### [What is needed]
Return the listing below unchanged, minus its pictures.

--- start Data extract ---

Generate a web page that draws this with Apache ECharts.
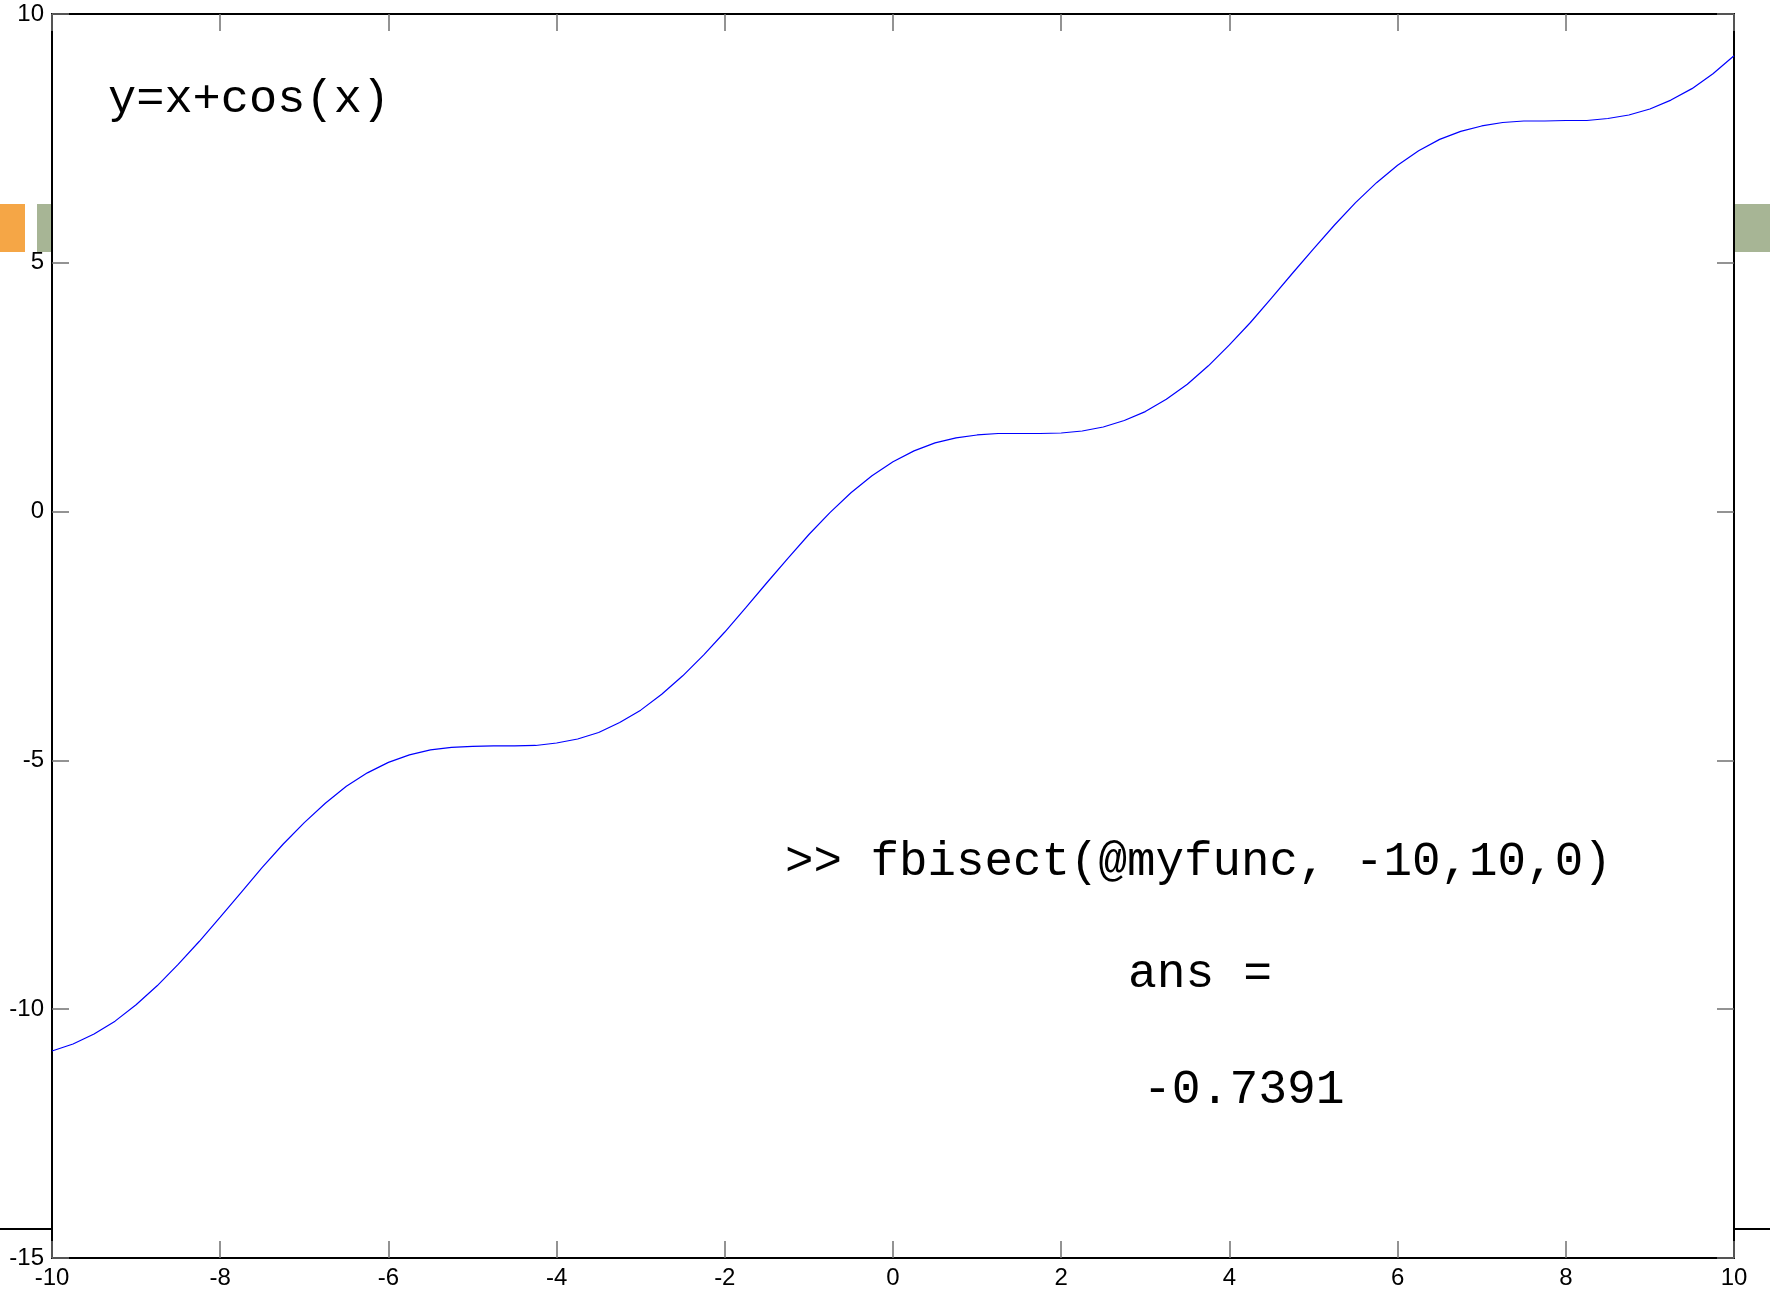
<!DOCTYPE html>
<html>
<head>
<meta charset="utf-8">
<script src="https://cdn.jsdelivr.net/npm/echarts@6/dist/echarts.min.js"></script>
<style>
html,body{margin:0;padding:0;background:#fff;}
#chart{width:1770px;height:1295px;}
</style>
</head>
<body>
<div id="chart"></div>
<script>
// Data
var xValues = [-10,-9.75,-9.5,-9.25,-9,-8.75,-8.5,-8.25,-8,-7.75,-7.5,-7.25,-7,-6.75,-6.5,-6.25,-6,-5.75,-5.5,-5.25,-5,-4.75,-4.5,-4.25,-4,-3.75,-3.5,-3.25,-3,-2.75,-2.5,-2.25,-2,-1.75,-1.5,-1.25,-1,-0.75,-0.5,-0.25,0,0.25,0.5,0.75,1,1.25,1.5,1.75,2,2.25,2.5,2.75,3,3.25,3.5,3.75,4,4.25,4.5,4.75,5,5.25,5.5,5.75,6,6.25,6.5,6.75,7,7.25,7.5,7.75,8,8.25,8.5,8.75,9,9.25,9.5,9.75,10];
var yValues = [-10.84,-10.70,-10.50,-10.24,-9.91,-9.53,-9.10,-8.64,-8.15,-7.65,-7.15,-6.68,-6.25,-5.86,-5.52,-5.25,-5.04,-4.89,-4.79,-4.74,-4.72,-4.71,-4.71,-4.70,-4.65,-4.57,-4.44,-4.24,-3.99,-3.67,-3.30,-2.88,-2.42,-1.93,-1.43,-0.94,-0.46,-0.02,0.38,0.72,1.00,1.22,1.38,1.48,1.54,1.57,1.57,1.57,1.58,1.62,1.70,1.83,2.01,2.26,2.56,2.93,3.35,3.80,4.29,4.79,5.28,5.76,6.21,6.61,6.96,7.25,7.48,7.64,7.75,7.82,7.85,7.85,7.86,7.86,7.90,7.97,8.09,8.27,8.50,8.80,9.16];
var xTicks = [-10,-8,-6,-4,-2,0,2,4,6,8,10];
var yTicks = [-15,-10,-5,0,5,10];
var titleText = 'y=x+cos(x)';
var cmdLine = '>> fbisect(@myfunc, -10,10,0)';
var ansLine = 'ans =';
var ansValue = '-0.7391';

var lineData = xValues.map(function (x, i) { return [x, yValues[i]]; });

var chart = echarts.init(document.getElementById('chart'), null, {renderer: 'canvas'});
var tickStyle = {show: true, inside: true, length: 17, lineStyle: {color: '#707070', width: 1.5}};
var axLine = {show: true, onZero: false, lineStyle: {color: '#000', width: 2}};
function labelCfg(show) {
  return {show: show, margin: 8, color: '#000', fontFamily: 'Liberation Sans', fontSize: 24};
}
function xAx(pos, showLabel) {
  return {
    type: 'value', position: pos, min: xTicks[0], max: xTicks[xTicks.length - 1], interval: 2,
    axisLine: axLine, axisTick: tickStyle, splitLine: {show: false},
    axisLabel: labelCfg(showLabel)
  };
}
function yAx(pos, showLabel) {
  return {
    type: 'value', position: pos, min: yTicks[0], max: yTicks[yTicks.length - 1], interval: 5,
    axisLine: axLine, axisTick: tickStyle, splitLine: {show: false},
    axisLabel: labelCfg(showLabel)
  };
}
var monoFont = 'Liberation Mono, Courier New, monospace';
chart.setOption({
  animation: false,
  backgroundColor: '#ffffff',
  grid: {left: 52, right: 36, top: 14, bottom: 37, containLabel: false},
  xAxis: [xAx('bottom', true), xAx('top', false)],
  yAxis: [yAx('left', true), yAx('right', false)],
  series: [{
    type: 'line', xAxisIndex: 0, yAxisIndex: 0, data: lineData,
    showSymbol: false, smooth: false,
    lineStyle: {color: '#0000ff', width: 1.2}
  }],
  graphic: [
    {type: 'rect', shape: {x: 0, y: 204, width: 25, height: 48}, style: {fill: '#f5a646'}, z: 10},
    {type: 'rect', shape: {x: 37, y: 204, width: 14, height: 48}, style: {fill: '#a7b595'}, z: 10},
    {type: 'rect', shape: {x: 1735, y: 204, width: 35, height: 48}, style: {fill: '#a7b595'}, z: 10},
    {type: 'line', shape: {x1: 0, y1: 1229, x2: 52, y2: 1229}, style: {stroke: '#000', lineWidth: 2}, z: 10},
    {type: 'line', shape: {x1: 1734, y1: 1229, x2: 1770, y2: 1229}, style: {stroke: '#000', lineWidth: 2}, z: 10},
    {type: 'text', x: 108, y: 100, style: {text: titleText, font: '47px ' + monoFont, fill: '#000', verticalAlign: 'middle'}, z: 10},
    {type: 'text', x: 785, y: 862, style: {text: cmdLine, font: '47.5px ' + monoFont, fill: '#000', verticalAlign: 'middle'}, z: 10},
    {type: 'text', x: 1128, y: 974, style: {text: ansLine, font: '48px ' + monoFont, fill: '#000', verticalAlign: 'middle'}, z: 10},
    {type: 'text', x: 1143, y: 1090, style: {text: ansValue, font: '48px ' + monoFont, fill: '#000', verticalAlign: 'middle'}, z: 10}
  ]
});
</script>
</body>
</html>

--- end Data extract ---

### [Solved exercise]
Generate a web page that draws this with Apache ECharts.
<!DOCTYPE html>
<html>
<head>
<meta charset="utf-8">
<script src="https://cdn.jsdelivr.net/npm/echarts@6/dist/echarts.min.js"></script>
<style>
html,body{margin:0;padding:0;background:#fff;}
#chart{width:1770px;height:1295px;}
</style>
</head>
<body>
<div id="chart"></div>
<script>
// Data
var xValues = [-10,-9.75,-9.5,-9.25,-9,-8.75,-8.5,-8.25,-8,-7.75,-7.5,-7.25,-7,-6.75,-6.5,-6.25,-6,-5.75,-5.5,-5.25,-5,-4.75,-4.5,-4.25,-4,-3.75,-3.5,-3.25,-3,-2.75,-2.5,-2.25,-2,-1.75,-1.5,-1.25,-1,-0.75,-0.5,-0.25,0,0.25,0.5,0.75,1,1.25,1.5,1.75,2,2.25,2.5,2.75,3,3.25,3.5,3.75,4,4.25,4.5,4.75,5,5.25,5.5,5.75,6,6.25,6.5,6.75,7,7.25,7.5,7.75,8,8.25,8.5,8.75,9,9.25,9.5,9.75,10];
var yValues = [-10.84,-10.70,-10.50,-10.24,-9.91,-9.53,-9.10,-8.64,-8.15,-7.65,-7.15,-6.68,-6.25,-5.86,-5.52,-5.25,-5.04,-4.89,-4.79,-4.74,-4.72,-4.71,-4.71,-4.70,-4.65,-4.57,-4.44,-4.24,-3.99,-3.67,-3.30,-2.88,-2.42,-1.93,-1.43,-0.94,-0.46,-0.02,0.38,0.72,1.00,1.22,1.38,1.48,1.54,1.57,1.57,1.57,1.58,1.62,1.70,1.83,2.01,2.26,2.56,2.93,3.35,3.80,4.29,4.79,5.28,5.76,6.21,6.61,6.96,7.25,7.48,7.64,7.75,7.82,7.85,7.85,7.86,7.86,7.90,7.97,8.09,8.27,8.50,8.80,9.16];
var xTicks = [-10,-8,-6,-4,-2,0,2,4,6,8,10];
var yTicks = [-15,-10,-5,0,5,10];
var titleText = 'y=x+cos(x)';
var cmdLine = '>> fbisect(@myfunc, -10,10,0)';
var ansLine = 'ans =';
var ansValue = '-0.7391';

var lineData = xValues.map(function (x, i) { return [x, yValues[i]]; });

var chart = echarts.init(document.getElementById('chart'), null, {renderer: 'canvas'});
var tickStyle = {show: true, inside: true, length: 17, lineStyle: {color: '#707070', width: 1.5}};
var axLine = {show: true, onZero: false, lineStyle: {color: '#000', width: 2}};
function labelCfg(show) {
  return {show: show, margin: 8, color: '#000', fontFamily: 'Liberation Sans', fontSize: 24};
}
function xAx(pos, showLabel) {
  return {
    type: 'value', position: pos, min: xTicks[0], max: xTicks[xTicks.length - 1], interval: 2,
    axisLine: axLine, axisTick: tickStyle, splitLine: {show: false},
    axisLabel: labelCfg(showLabel)
  };
}
function yAx(pos, showLabel) {
  return {
    type: 'value', position: pos, min: yTicks[0], max: yTicks[yTicks.length - 1], interval: 5,
    axisLine: axLine, axisTick: tickStyle, splitLine: {show: false},
    axisLabel: labelCfg(showLabel)
  };
}
var monoFont = 'Liberation Mono, Courier New, monospace';
chart.setOption({
  animation: false,
  backgroundColor: '#ffffff',
  grid: {left: 52, right: 36, top: 14, bottom: 37, containLabel: false},
  xAxis: [xAx('bottom', true), xAx('top', false)],
  yAxis: [yAx('left', true), yAx('right', false)],
  series: [{
    type: 'line', xAxisIndex: 0, yAxisIndex: 0, data: lineData,
    showSymbol: false, smooth: false,
    lineStyle: {color: '#0000ff', width: 1.2}
  }],
  graphic: [
    {type: 'rect', shape: {x: 0, y: 204, width: 25, height: 48}, style: {fill: '#f5a646'}, z: 10},
    {type: 'rect', shape: {x: 37, y: 204, width: 14, height: 48}, style: {fill: '#a7b595'}, z: 10},
    {type: 'rect', shape: {x: 1735, y: 204, width: 35, height: 48}, style: {fill: '#a7b595'}, z: 10},
    {type: 'line', shape: {x1: 0, y1: 1229, x2: 52, y2: 1229}, style: {stroke: '#000', lineWidth: 2}, z: 10},
    {type: 'line', shape: {x1: 1734, y1: 1229, x2: 1770, y2: 1229}, style: {stroke: '#000', lineWidth: 2}, z: 10},
    {type: 'text', x: 108, y: 100, style: {text: titleText, font: '47px ' + monoFont, fill: '#000', verticalAlign: 'middle'}, z: 10},
    {type: 'text', x: 785, y: 862, style: {text: cmdLine, font: '47.5px ' + monoFont, fill: '#000', verticalAlign: 'middle'}, z: 10},
    {type: 'text', x: 1128, y: 974, style: {text: ansLine, font: '48px ' + monoFont, fill: '#000', verticalAlign: 'middle'}, z: 10},
    {type: 'text', x: 1143, y: 1090, style: {text: ansValue, font: '48px ' + monoFont, fill: '#000', verticalAlign: 'middle'}, z: 10}
  ]
});
</script>
</body>
</html>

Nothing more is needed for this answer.